# To do:
All of the data should be repeated exactly; pictures are not part of the copy.

===== Information provided

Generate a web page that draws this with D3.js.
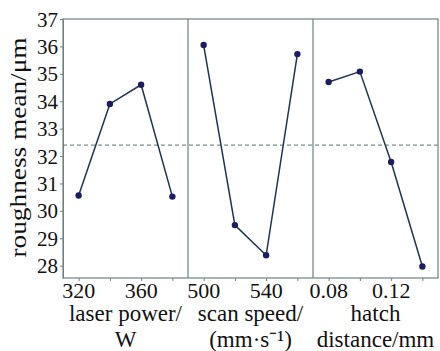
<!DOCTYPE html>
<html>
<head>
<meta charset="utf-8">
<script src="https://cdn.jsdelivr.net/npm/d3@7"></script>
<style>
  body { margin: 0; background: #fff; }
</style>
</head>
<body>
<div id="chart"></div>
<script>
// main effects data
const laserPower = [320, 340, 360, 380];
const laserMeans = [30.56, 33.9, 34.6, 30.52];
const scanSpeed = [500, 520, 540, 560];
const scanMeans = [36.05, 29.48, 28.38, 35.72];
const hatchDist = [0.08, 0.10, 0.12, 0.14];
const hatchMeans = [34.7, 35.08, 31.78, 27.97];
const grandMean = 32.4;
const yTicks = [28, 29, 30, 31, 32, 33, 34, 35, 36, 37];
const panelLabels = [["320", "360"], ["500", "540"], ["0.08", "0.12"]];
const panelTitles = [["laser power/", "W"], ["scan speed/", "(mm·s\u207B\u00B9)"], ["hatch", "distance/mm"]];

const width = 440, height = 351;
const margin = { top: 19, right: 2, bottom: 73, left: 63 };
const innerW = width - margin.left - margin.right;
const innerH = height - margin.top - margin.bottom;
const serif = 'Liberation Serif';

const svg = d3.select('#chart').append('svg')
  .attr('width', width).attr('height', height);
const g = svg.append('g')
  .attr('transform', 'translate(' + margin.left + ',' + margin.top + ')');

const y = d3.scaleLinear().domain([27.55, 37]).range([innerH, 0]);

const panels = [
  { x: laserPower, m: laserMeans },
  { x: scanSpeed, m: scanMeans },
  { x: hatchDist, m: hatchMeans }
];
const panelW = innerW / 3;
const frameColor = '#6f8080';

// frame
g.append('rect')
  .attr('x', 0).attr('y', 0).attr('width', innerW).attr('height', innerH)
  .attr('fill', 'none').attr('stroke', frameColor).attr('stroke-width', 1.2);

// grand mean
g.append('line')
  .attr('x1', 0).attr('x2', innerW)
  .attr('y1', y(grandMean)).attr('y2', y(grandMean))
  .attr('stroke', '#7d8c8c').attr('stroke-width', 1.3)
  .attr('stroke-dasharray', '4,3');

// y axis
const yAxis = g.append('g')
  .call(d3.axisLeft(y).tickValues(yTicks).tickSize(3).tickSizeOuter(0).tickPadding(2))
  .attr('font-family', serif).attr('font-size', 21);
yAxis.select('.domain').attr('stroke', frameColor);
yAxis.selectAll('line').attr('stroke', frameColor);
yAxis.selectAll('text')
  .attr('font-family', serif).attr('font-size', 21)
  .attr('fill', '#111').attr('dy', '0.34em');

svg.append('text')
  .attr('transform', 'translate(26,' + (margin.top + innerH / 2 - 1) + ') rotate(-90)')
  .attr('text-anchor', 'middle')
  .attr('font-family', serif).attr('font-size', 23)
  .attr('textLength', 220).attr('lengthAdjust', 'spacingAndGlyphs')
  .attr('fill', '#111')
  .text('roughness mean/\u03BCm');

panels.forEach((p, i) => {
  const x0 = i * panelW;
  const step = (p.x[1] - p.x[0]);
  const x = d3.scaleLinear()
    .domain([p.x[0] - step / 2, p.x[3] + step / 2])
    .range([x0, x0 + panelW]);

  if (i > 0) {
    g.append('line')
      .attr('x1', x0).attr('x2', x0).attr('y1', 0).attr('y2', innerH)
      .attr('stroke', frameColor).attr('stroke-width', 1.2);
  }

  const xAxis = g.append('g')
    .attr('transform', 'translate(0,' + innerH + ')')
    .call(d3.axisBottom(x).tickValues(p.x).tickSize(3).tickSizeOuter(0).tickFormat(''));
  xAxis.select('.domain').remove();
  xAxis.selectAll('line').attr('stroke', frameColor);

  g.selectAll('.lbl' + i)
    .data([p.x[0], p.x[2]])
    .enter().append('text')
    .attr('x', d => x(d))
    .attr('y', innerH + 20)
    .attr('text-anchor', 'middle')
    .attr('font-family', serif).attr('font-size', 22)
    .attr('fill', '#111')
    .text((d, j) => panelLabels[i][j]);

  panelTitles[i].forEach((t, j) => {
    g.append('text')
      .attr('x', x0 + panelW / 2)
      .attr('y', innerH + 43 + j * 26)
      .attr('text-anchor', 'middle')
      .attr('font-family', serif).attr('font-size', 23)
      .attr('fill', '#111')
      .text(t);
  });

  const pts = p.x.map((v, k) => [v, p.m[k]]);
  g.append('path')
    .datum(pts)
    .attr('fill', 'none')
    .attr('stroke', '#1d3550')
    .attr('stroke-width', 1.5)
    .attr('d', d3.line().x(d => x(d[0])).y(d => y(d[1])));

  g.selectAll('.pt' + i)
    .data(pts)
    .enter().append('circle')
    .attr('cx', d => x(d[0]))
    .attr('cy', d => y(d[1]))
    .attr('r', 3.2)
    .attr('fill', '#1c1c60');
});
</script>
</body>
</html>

==========

# Task output:
Generate a web page that draws this with D3.js.
<!DOCTYPE html>
<html>
<head>
<meta charset="utf-8">
<script src="https://cdn.jsdelivr.net/npm/d3@7"></script>
<style>
  body { margin: 0; background: #fff; }
</style>
</head>
<body>
<div id="chart"></div>
<script>
// main effects data
const laserPower = [320, 340, 360, 380];
const laserMeans = [30.56, 33.9, 34.6, 30.52];
const scanSpeed = [500, 520, 540, 560];
const scanMeans = [36.05, 29.48, 28.38, 35.72];
const hatchDist = [0.08, 0.10, 0.12, 0.14];
const hatchMeans = [34.7, 35.08, 31.78, 27.97];
const grandMean = 32.4;
const yTicks = [28, 29, 30, 31, 32, 33, 34, 35, 36, 37];
const panelLabels = [["320", "360"], ["500", "540"], ["0.08", "0.12"]];
const panelTitles = [["laser power/", "W"], ["scan speed/", "(mm·s\u207B\u00B9)"], ["hatch", "distance/mm"]];

const width = 440, height = 351;
const margin = { top: 19, right: 2, bottom: 73, left: 63 };
const innerW = width - margin.left - margin.right;
const innerH = height - margin.top - margin.bottom;
const serif = 'Liberation Serif';

const svg = d3.select('#chart').append('svg')
  .attr('width', width).attr('height', height);
const g = svg.append('g')
  .attr('transform', 'translate(' + margin.left + ',' + margin.top + ')');

const y = d3.scaleLinear().domain([27.55, 37]).range([innerH, 0]);

const panels = [
  { x: laserPower, m: laserMeans },
  { x: scanSpeed, m: scanMeans },
  { x: hatchDist, m: hatchMeans }
];
const panelW = innerW / 3;
const frameColor = '#6f8080';

// frame
g.append('rect')
  .attr('x', 0).attr('y', 0).attr('width', innerW).attr('height', innerH)
  .attr('fill', 'none').attr('stroke', frameColor).attr('stroke-width', 1.2);

// grand mean
g.append('line')
  .attr('x1', 0).attr('x2', innerW)
  .attr('y1', y(grandMean)).attr('y2', y(grandMean))
  .attr('stroke', '#7d8c8c').attr('stroke-width', 1.3)
  .attr('stroke-dasharray', '4,3');

// y axis
const yAxis = g.append('g')
  .call(d3.axisLeft(y).tickValues(yTicks).tickSize(3).tickSizeOuter(0).tickPadding(2))
  .attr('font-family', serif).attr('font-size', 21);
yAxis.select('.domain').attr('stroke', frameColor);
yAxis.selectAll('line').attr('stroke', frameColor);
yAxis.selectAll('text')
  .attr('font-family', serif).attr('font-size', 21)
  .attr('fill', '#111').attr('dy', '0.34em');

svg.append('text')
  .attr('transform', 'translate(26,' + (margin.top + innerH / 2 - 1) + ') rotate(-90)')
  .attr('text-anchor', 'middle')
  .attr('font-family', serif).attr('font-size', 23)
  .attr('textLength', 220).attr('lengthAdjust', 'spacingAndGlyphs')
  .attr('fill', '#111')
  .text('roughness mean/\u03BCm');

panels.forEach((p, i) => {
  const x0 = i * panelW;
  const step = (p.x[1] - p.x[0]);
  const x = d3.scaleLinear()
    .domain([p.x[0] - step / 2, p.x[3] + step / 2])
    .range([x0, x0 + panelW]);

  if (i > 0) {
    g.append('line')
      .attr('x1', x0).attr('x2', x0).attr('y1', 0).attr('y2', innerH)
      .attr('stroke', frameColor).attr('stroke-width', 1.2);
  }

  const xAxis = g.append('g')
    .attr('transform', 'translate(0,' + innerH + ')')
    .call(d3.axisBottom(x).tickValues(p.x).tickSize(3).tickSizeOuter(0).tickFormat(''));
  xAxis.select('.domain').remove();
  xAxis.selectAll('line').attr('stroke', frameColor);

  g.selectAll('.lbl' + i)
    .data([p.x[0], p.x[2]])
    .enter().append('text')
    .attr('x', d => x(d))
    .attr('y', innerH + 20)
    .attr('text-anchor', 'middle')
    .attr('font-family', serif).attr('font-size', 22)
    .attr('fill', '#111')
    .text((d, j) => panelLabels[i][j]);

  panelTitles[i].forEach((t, j) => {
    g.append('text')
      .attr('x', x0 + panelW / 2)
      .attr('y', innerH + 43 + j * 26)
      .attr('text-anchor', 'middle')
      .attr('font-family', serif).attr('font-size', 23)
      .attr('fill', '#111')
      .text(t);
  });

  const pts = p.x.map((v, k) => [v, p.m[k]]);
  g.append('path')
    .datum(pts)
    .attr('fill', 'none')
    .attr('stroke', '#1d3550')
    .attr('stroke-width', 1.5)
    .attr('d', d3.line().x(d => x(d[0])).y(d => y(d[1])));

  g.selectAll('.pt' + i)
    .data(pts)
    .enter().append('circle')
    .attr('cx', d => x(d[0]))
    .attr('cy', d => y(d[1]))
    .attr('r', 3.2)
    .attr('fill', '#1c1c60');
});
</script>
</body>
</html>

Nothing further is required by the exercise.